Blame-shifting when things go wrong. "Sales is missing quota because PMM's positioning is weak." "We're losing deals because RevOps' forecasting model is wrong." Blame destroys partnership.

Getting Started

If your PMM-RevOps partnership currently doesn't exist or is weak, start rebuilding it.

Phase 1: Relationship building. Schedule a kickoff conversation between PMM and RevOps leaders. Share priorities, constraints, and where you need each other's help. Build personal rapport.

Phase 2: Quick win identification. Find one collaboration opportunity that solves a problem both teams care about. Maybe it's improving enterprise pipeline quality or analyzing competitive losses. Work on it together.

Phase 3: Communication cadence. Establish weekly 30-minute syncs. Don't skip them. Even when there's "nothing to discuss," the habit builds partnership.

Phase 4: Shared metrics. Agree on 2-3 KPIs you'll both track and try to improve. Start monthly reviews where you jointly analyze performance.

Phase 5: Integrated planning. For next quarter or year, plan together from the start. PMM brings market strategy. RevOps brings operational capacity. Build one integrated plan, not two separate plans.

Measuring Partnership Effectiveness

A strong PMM-RevOps partnership delivers measurable outcomes.

Forecast accuracy improves. PMM's market intelligence reduces forecast surprise. RevOps' data rigor eliminates wishful thinking. Together, forecasts become reliable.

Strategic initiatives execute smoothly. When PMM launches new positioning, CRM fields and sales processes align immediately because RevOps was involved from the start.

Sales productivity increases. Pipeline quality improves, sales cycles shorten, win rates rise—all because strategy and execution are aligned.

Decision velocity accelerates.
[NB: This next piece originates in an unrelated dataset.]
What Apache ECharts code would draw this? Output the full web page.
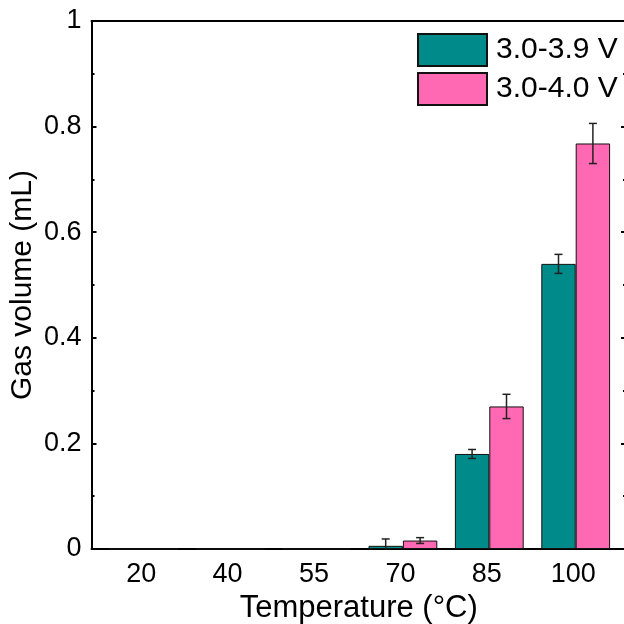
<!DOCTYPE html>
<html><head><meta charset="utf-8">
<script src="https://cdn.jsdelivr.net/npm/echarts@6/dist/echarts.min.js"></script>
<style>html,body{margin:0;padding:0;background:#fff}#c{width:624px;height:624px}</style>
</head><body><div id="c"></div>
<script>
const categories = ['20', '40', '55', '70', '85', '100'];
const seriesNames = ['3.0-3.9 V', '3.0-4.0 V'];
const values39 = [0, 0, 0, 0.006, 0.18, 0.54];
const values40 = [0, 0, 0, 0.016, 0.27, 0.768];
const errors39 = [0, 0, 0, 0.013, 0.0085, 0.018];
const errors40 = [0, 0, 0, 0.0055, 0.023, 0.038];

const FONT = 'Liberation Sans, Arial, sans-serif';
const BAR_W = 34.4;
const colors = ['#008B8B', '#FF69B4'];

function errSeries(vals, errs, sign) {
  const data = [];
  vals.forEach((v, i) => { if (errs[i] > 0) data.push([i, v, errs[i]]); });
  return {
    type: 'custom', xAxisIndex: 2, yAxisIndex: 2, z: 5, silent: true,
    data: data,
    renderItem: function (params, api) {
      const i = api.value(0), v = api.value(1), e = api.value(2);
      const lo = Math.max(0, v - e);
      const t = api.coord([i, v + e]);
      const b = api.coord([i, lo]);
      const x = t[0] + sign * BAR_W / 2;
      const st = { stroke: '#222', lineWidth: 1.5 };
      const ch = [
        { type: 'line', shape: { x1: x, y1: t[1], x2: x, y2: b[1] }, style: st },
        { type: 'line', shape: { x1: x - 4, y1: t[1], x2: x + 4, y2: t[1] }, style: st }
      ];
      if (v - e >= 0) ch.push({ type: 'line', shape: { x1: x - 4, y1: b[1], x2: x + 4, y2: b[1] }, style: st });
      return { type: 'group', children: ch };
    }
  };
}

const lineStyle = { color: '#000', width: 2 };
const chart = echarts.init(document.getElementById('c'), null, { renderer: 'canvas' });
chart.setOption({
  animation: false,
  textStyle: { fontFamily: FONT, color: '#000' },
  legend: {
    orient: 'vertical', left: 417, top: 33, padding: 0, itemWidth: 69, itemHeight: 32, itemGap: 5,
    icon: 'rect',
    textStyle: { fontSize: 30, color: '#000', fontFamily: FONT, padding: [0, 0, 0, 4] },
    data: seriesNames
  },
  grid: [
    { left: 91.5, right: -2, top: 21, bottom: 75, outerBoundsMode: 'none', containLabel: false },
    { left: 100.5, right: 5.1, top: 21, bottom: 75, outerBoundsMode: 'none', containLabel: false }
  ],
  xAxis: [
    { type: 'value', gridIndex: 0, min: 0, max: 1, position: 'bottom',
      axisLine: { show: true, onZero: false, lineStyle: lineStyle },
      axisTick: { show: false }, axisLabel: { show: false }, splitLine: { show: false },
      name: 'Temperature (°C)', nameLocation: 'middle', nameGap: 44, nameMoveOverlap: false,
      nameTextStyle: { fontSize: 31, color: '#000', fontFamily: FONT } },
    { type: 'value', gridIndex: 0, min: 0, max: 1, position: 'top',
      axisLine: { show: true, onZero: false, lineStyle: lineStyle },
      axisTick: { show: false }, axisLabel: { show: false }, splitLine: { show: false } },
    { type: 'category', gridIndex: 1, data: categories, position: 'bottom',
      axisLine: { show: false, onZero: false }, axisTick: { show: false }, splitLine: { show: false },
      axisLabel: { fontSize: 27, color: '#000', fontFamily: FONT, margin: 12, padding: [0, 5, 0, 0] } }
  ],
  yAxis: [
    { type: 'value', gridIndex: 0, min: 0, max: 1, interval: 0.2, position: 'left',
      axisLine: { show: true, onZero: false, lineStyle: lineStyle },
      axisTick: { show: true, inside: true, length: 5, lineStyle: lineStyle },
      minorTick: { show: true, splitNumber: 2, length: 3, lineStyle: lineStyle },
      axisLabel: { fontSize: 27, color: '#000', fontFamily: FONT, margin: 10,
        formatter: v => String(+v.toFixed(1)) },
      splitLine: { show: false },
      name: 'Gas volume (mL)', nameLocation: 'middle', nameGap: 54, nameMoveOverlap: false,
      nameTextStyle: { fontSize: 30, color: '#000', fontFamily: FONT } },
    { type: 'value', gridIndex: 0, min: 0, max: 1, interval: 0.2, position: 'right',
      axisLine: { show: true, onZero: false, lineStyle: lineStyle },
      axisTick: { show: true, inside: true, length: 5, lineStyle: lineStyle },
      minorTick: { show: true, splitNumber: 2, length: 3, lineStyle: lineStyle },
      axisLabel: { show: false }, splitLine: { show: false } },
    { type: 'value', gridIndex: 1, min: 0, max: 1, show: false, splitLine: { show: false } }
  ],
  series: [
    { name: seriesNames[0], type: 'bar', xAxisIndex: 2, yAxisIndex: 2, data: values39,
      barWidth: BAR_W, barGap: '0%',
      itemStyle: { color: colors[0], borderColor: '#111', borderWidth: 1 } },
    { name: seriesNames[1], type: 'bar', xAxisIndex: 2, yAxisIndex: 2, data: values40,
      barWidth: BAR_W, barGap: '0%',
      itemStyle: { color: colors[1], borderColor: '#111', borderWidth: 1 } },
    errSeries(values39, errors39, -1),
    errSeries(values40, errors40, 1)
  ]
});
</script></body></html>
Questions get answered faster when PMM and RevOps collaborate. No more "I'll ask PMM and get back to you" delays.

Team satisfaction rises. Both teams feel more effective when they're not fighting organizational friction. Collaboration reduces frustration.

The PMM-RevOps partnership isn't just nice-to-have organizational alignment. It's the operational foundation that determines whether your go-to-market strategy translates into revenue or remains aspirational. Build it intentionally, maintain it consistently, and measure its impact ruthlessly. The companies with the strongest PMM-RevOps partnerships win in the market, not because they have better products or bigger budgets, but because their strategy and execution work as one integrated system.